Copy out the entries in full and with complete accuracy; pictures are excluded.

======== MATERIAL PROVIDED

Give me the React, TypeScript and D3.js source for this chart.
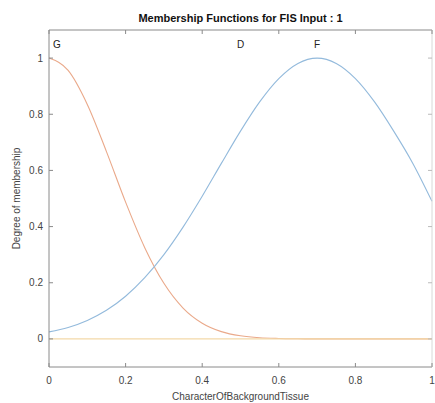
import React from "react";
import * as d3 from "d3";

const xs = [0, 0.05, 0.1, 0.15, 0.2, 0.25, 0.3, 0.35, 0.4, 0.45, 0.5, 0.55, 0.6, 0.65, 0.7, 0.75, 0.8, 0.85, 0.9, 0.95, 1.0];
const mfG = [1, 0.956, 0.835, 0.667, 0.487, 0.325, 0.198, 0.11, 0.056, 0.026, 0.011, 0.004, 0.0015, 0.0005, 0, 0, 0, 0, 0, 0, 0];
const mfD = [0, 0, 0, 0, 0, 0, 0, 0, 0, 0, 0, 0, 0, 0, 0, 0, 0, 0, 0, 0, 0];
const mfF = [0.025, 0.041, 0.066, 0.102, 0.152, 0.218, 0.3, 0.398, 0.508, 0.625, 0.74, 0.844, 0.927, 0.981, 1, 0.981, 0.927, 0.844, 0.74, 0.625, 0.49];
const mfNames = ["G", "D", "F"];
const mfPeaks = [0, 0.5, 0.7];
const xTicks = [0, 0.2, 0.4, 0.6, 0.8, 1];
const yTicks = [0, 0.2, 0.4, 0.6, 0.8, 1];
const title = "Membership Functions for FIS Input : 1";
const xLabel = "CharacterOfBackgroundTissue";
const yLabel = "Degree of membership";

export default function App() {
  const W = 435, H = 403;
  const L = 49, R = 432, T = 30, B = 367;
  const x = d3.scaleLinear().domain([0, 1]).range([L, R]);
  const y = d3.scaleLinear().domain([-0.1, 1.1]).range([B, T]);
  const line = d3.line<number>().x((_, i) => x(xs[i])).y((d) => y(d)).curve(d3.curveMonotoneX);
  const series = [
    { v: mfG, c: "#eaa98a" },
    { v: mfD, c: "#f3d9a8" },
    { v: mfF, c: "#93badc" },
  ];
  const axisColor = "#8a8a8a";
  const textColor = "#444";
  const font = "Liberation Sans, Arial, sans-serif";
  return (
    <svg width={W} height={H} style={{ position: "absolute", left: 0, top: 0, background: "#fff" }} fontFamily={font}>
      <rect x={0} y={0} width={W} height={H} fill="#fff" />
      {series.map((s, i) => (
        <path key={i} d={line(s.v) || ""} fill="none" stroke={s.c} strokeWidth={1.1} />
      ))}
      <line x1={L} x2={R} y1={B} y2={B} stroke={axisColor} strokeWidth={1} />
      <line x1={L} x2={L} y1={T} y2={B} stroke={axisColor} strokeWidth={1} />
      <line x1={L} x2={R} y1={T} y2={T} stroke={axisColor} strokeWidth={1} />
      <line x1={R} x2={R} y1={T} y2={B} stroke="#d8d8d8" strokeWidth={1} />
      {xTicks.map((t) => (
        <g key={"x" + t}>
          <line x1={x(t)} x2={x(t)} y1={B} y2={B - 4} stroke={axisColor} />
          <line x1={x(t)} x2={x(t)} y1={T} y2={T + 4} stroke={axisColor} />
          <text x={x(t)} y={B + 17} textAnchor="middle" fontSize={10} fill={textColor}>{String(t)}</text>
        </g>
      ))}
      {yTicks.map((t) => (
        <g key={"y" + t}>
          <line x1={L} x2={L + 4} y1={y(t)} y2={y(t)} stroke={axisColor} />
          <line x1={R} x2={R - 4} y1={y(t)} y2={y(t)} stroke="#bbb" />
          <text x={L - 6} y={y(t) + 3.5} textAnchor="end" fontSize={10} fill={textColor}>{String(t)}</text>
        </g>
      ))}
      {mfNames.map((n, i) => (
        <text key={n} x={i === 0 ? x(mfPeaks[i]) + 8 : x(mfPeaks[i])} y={48} textAnchor="middle" fontSize={10} fill="#222">{n}</text>
      ))}
      <text x={(L + R) / 2} y={21.5} textAnchor="middle" fontSize={11} fontWeight="bold" fill="#111">{title}</text>
      <text x={(L + R) / 2} y={400} textAnchor="middle" fontSize={10} fill={textColor}>{xLabel}</text>
      <text transform={`translate(20,${(T + B) / 2}) rotate(-90)`} textAnchor="middle" fontSize={10} fill={textColor}>{yLabel}</text>
    </svg>
  );
}
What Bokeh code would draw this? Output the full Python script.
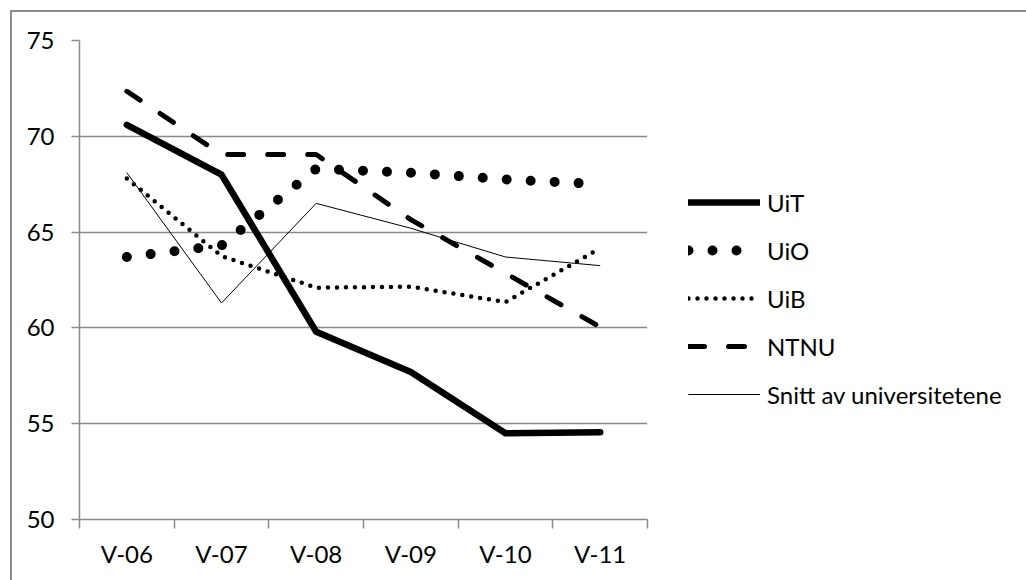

================

- _RESPONSE TO THIS TASK_:
Give me the React, TypeScript and D3.js source for this chart.
import React from "react";
import * as d3 from "d3";

const xs = [0, 0.05, 0.1, 0.15, 0.2, 0.25, 0.3, 0.35, 0.4, 0.45, 0.5, 0.55, 0.6, 0.65, 0.7, 0.75, 0.8, 0.85, 0.9, 0.95, 1.0];
const mfG = [1, 0.956, 0.835, 0.667, 0.487, 0.325, 0.198, 0.11, 0.056, 0.026, 0.011, 0.004, 0.0015, 0.0005, 0, 0, 0, 0, 0, 0, 0];
const mfD = [0, 0, 0, 0, 0, 0, 0, 0, 0, 0, 0, 0, 0, 0, 0, 0, 0, 0, 0, 0, 0];
const mfF = [0.025, 0.041, 0.066, 0.102, 0.152, 0.218, 0.3, 0.398, 0.508, 0.625, 0.74, 0.844, 0.927, 0.981, 1, 0.981, 0.927, 0.844, 0.74, 0.625, 0.49];
const mfNames = ["G", "D", "F"];
const mfPeaks = [0, 0.5, 0.7];
const xTicks = [0, 0.2, 0.4, 0.6, 0.8, 1];
const yTicks = [0, 0.2, 0.4, 0.6, 0.8, 1];
const title = "Membership Functions for FIS Input : 1";
const xLabel = "CharacterOfBackgroundTissue";
const yLabel = "Degree of membership";

export default function App() {
  const W = 435, H = 403;
  const L = 49, R = 432, T = 30, B = 367;
  const x = d3.scaleLinear().domain([0, 1]).range([L, R]);
  const y = d3.scaleLinear().domain([-0.1, 1.1]).range([B, T]);
  const line = d3.line<number>().x((_, i) => x(xs[i])).y((d) => y(d)).curve(d3.curveMonotoneX);
  const series = [
    { v: mfG, c: "#eaa98a" },
    { v: mfD, c: "#f3d9a8" },
    { v: mfF, c: "#93badc" },
  ];
  const axisColor = "#8a8a8a";
  const textColor = "#444";
  const font = "Liberation Sans, Arial, sans-serif";
  return (
    <svg width={W} height={H} style={{ position: "absolute", left: 0, top: 0, background: "#fff" }} fontFamily={font}>
      <rect x={0} y={0} width={W} height={H} fill="#fff" />
      {series.map((s, i) => (
        <path key={i} d={line(s.v) || ""} fill="none" stroke={s.c} strokeWidth={1.1} />
      ))}
      <line x1={L} x2={R} y1={B} y2={B} stroke={axisColor} strokeWidth={1} />
      <line x1={L} x2={L} y1={T} y2={B} stroke={axisColor} strokeWidth={1} />
      <line x1={L} x2={R} y1={T} y2={T} stroke={axisColor} strokeWidth={1} />
      <line x1={R} x2={R} y1={T} y2={B} stroke="#d8d8d8" strokeWidth={1} />
      {xTicks.map((t) => (
        <g key={"x" + t}>
          <line x1={x(t)} x2={x(t)} y1={B} y2={B - 4} stroke={axisColor} />
          <line x1={x(t)} x2={x(t)} y1={T} y2={T + 4} stroke={axisColor} />
          <text x={x(t)} y={B + 17} textAnchor="middle" fontSize={10} fill={textColor}>{String(t)}</text>
        </g>
      ))}
      {yTicks.map((t) => (
        <g key={"y" + t}>
          <line x1={L} x2={L + 4} y1={y(t)} y2={y(t)} stroke={axisColor} />
          <line x1={R} x2={R - 4} y1={y(t)} y2={y(t)} stroke="#bbb" />
          <text x={L - 6} y={y(t) + 3.5} textAnchor="end" fontSize={10} fill={textColor}>{String(t)}</text>
        </g>
      ))}
      {mfNames.map((n, i) => (
        <text key={n} x={i === 0 ? x(mfPeaks[i]) + 8 : x(mfPeaks[i])} y={48} textAnchor="middle" fontSize={10} fill="#222">{n}</text>
      ))}
      <text x={(L + R) / 2} y={21.5} textAnchor="middle" fontSize={11} fontWeight="bold" fill="#111">{title}</text>
      <text x={(L + R) / 2} y={400} textAnchor="middle" fontSize={10} fill={textColor}>{xLabel}</text>
      <text transform={`translate(20,${(T + B) / 2}) rotate(-90)`} textAnchor="middle" fontSize={10} fill={textColor}>{yLabel}</text>
    </svg>
  );
}
What Bokeh code would draw this? Output the full Python script.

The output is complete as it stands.